> [OBJECTIVE]: Output exactly the lines from the first one down to the line containing "(16,-3) -- (16,-377);", inclusive.

> [COLLECTED DATA]:
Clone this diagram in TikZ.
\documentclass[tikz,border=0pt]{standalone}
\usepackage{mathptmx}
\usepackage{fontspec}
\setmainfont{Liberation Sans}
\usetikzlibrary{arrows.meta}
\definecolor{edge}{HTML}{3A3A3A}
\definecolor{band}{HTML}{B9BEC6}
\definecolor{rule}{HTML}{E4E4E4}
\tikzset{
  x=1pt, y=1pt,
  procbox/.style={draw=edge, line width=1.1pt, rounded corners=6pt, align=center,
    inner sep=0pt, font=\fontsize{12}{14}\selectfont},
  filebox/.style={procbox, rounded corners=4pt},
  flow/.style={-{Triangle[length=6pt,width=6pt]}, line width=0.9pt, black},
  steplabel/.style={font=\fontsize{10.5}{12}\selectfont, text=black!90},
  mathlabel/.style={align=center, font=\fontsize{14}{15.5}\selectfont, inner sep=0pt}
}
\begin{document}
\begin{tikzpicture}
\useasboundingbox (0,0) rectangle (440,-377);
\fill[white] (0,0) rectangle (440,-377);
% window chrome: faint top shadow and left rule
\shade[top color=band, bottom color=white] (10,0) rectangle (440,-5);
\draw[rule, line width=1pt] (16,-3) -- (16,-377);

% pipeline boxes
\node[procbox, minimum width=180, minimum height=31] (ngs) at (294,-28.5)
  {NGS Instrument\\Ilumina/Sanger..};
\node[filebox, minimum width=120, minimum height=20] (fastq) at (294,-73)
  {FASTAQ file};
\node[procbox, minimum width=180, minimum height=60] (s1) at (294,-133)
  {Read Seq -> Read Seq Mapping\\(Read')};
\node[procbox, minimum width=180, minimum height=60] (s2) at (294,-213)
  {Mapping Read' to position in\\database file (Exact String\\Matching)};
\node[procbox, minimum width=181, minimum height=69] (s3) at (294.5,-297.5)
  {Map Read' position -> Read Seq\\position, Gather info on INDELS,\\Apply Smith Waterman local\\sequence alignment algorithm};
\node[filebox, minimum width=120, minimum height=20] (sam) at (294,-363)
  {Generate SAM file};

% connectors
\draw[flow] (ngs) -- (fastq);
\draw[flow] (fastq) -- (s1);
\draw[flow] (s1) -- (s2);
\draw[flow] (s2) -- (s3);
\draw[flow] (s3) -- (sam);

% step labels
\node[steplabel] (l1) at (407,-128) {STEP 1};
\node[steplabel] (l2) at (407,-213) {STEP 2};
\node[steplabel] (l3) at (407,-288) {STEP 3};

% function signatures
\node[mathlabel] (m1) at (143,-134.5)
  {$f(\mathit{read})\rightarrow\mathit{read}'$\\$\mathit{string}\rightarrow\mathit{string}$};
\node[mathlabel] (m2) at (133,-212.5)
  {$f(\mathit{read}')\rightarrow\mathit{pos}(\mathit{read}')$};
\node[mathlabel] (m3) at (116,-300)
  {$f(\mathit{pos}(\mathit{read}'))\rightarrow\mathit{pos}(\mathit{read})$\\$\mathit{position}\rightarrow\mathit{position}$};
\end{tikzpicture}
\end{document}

> [COMPLETED TASK]:
Clone this diagram in TikZ.
\documentclass[tikz,border=0pt]{standalone}
\usepackage{mathptmx}
\usepackage{fontspec}
\setmainfont{Liberation Sans}
\usetikzlibrary{arrows.meta}
\definecolor{edge}{HTML}{3A3A3A}
\definecolor{band}{HTML}{B9BEC6}
\definecolor{rule}{HTML}{E4E4E4}
\tikzset{
  x=1pt, y=1pt,
  procbox/.style={draw=edge, line width=1.1pt, rounded corners=6pt, align=center,
    inner sep=0pt, font=\fontsize{12}{14}\selectfont},
  filebox/.style={procbox, rounded corners=4pt},
  flow/.style={-{Triangle[length=6pt,width=6pt]}, line width=0.9pt, black},
  steplabel/.style={font=\fontsize{10.5}{12}\selectfont, text=black!90},
  mathlabel/.style={align=center, font=\fontsize{14}{15.5}\selectfont, inner sep=0pt}
}
\begin{document}
\begin{tikzpicture}
\useasboundingbox (0,0) rectangle (440,-377);
\fill[white] (0,0) rectangle (440,-377);
% window chrome: faint top shadow and left rule
\shade[top color=band, bottom color=white] (10,0) rectangle (440,-5);
\draw[rule, line width=1pt] (16,-3) -- (16,-377);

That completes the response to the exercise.